A highly fired tile it can be laid with underfloor heating systems and being highly fired can be laid inside or outside of the home.
We would be happy, without obligation, to look at the potential fit and recommend the best aesthetic lay for this floor in your chosen area.
FIELD TILES - 655 - 15.75m2 / 170 sq ft.
LARGE BORDERS - 105 plus 3 corner tiles* - 2.6m2 / 28 sq ft. or 16.8 linear metres / 55 sq ft.
SMALL BORDERS - 145 plus 1 corner tile* - 1.75m2 / 18.8 sq ft. or 22.5 linear metres / 74 linear ft.
* The missing border corners can be mitre cut by the tiler from the regular borders.

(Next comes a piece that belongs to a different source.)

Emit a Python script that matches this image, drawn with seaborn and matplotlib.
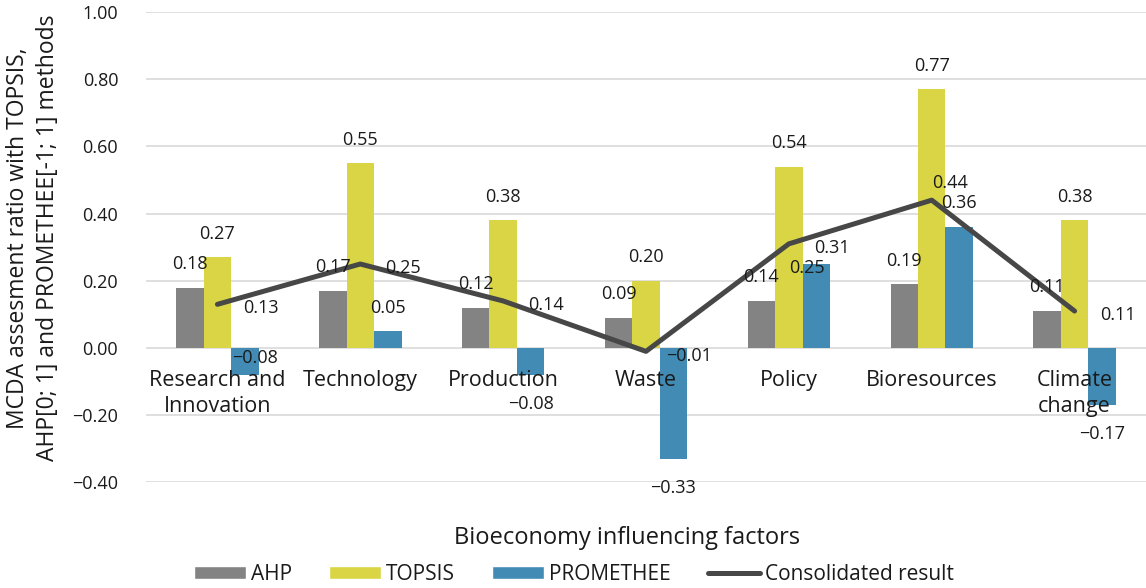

Antique tiles were most commonly made in single or two tile moulds. Before current computer automation methods their moulds were made my hand and the colour slips mixed by eye. Kiln temperatures could also be variable, as could the firing time. The result is that often tiles display subtle size and thickness variations and there can be tonal variations in colours, owing to the slip mixing and/or firing time. All of this makes these handmade tiles unique and adds to their charm. Some floors display their subtle variations in size and tones, some not, but when photographing we always take a random section of the floor so that it is representative of the whole. A tiler should always dry lay a section of the tiles to familiarise himself with them before starting to fix lay.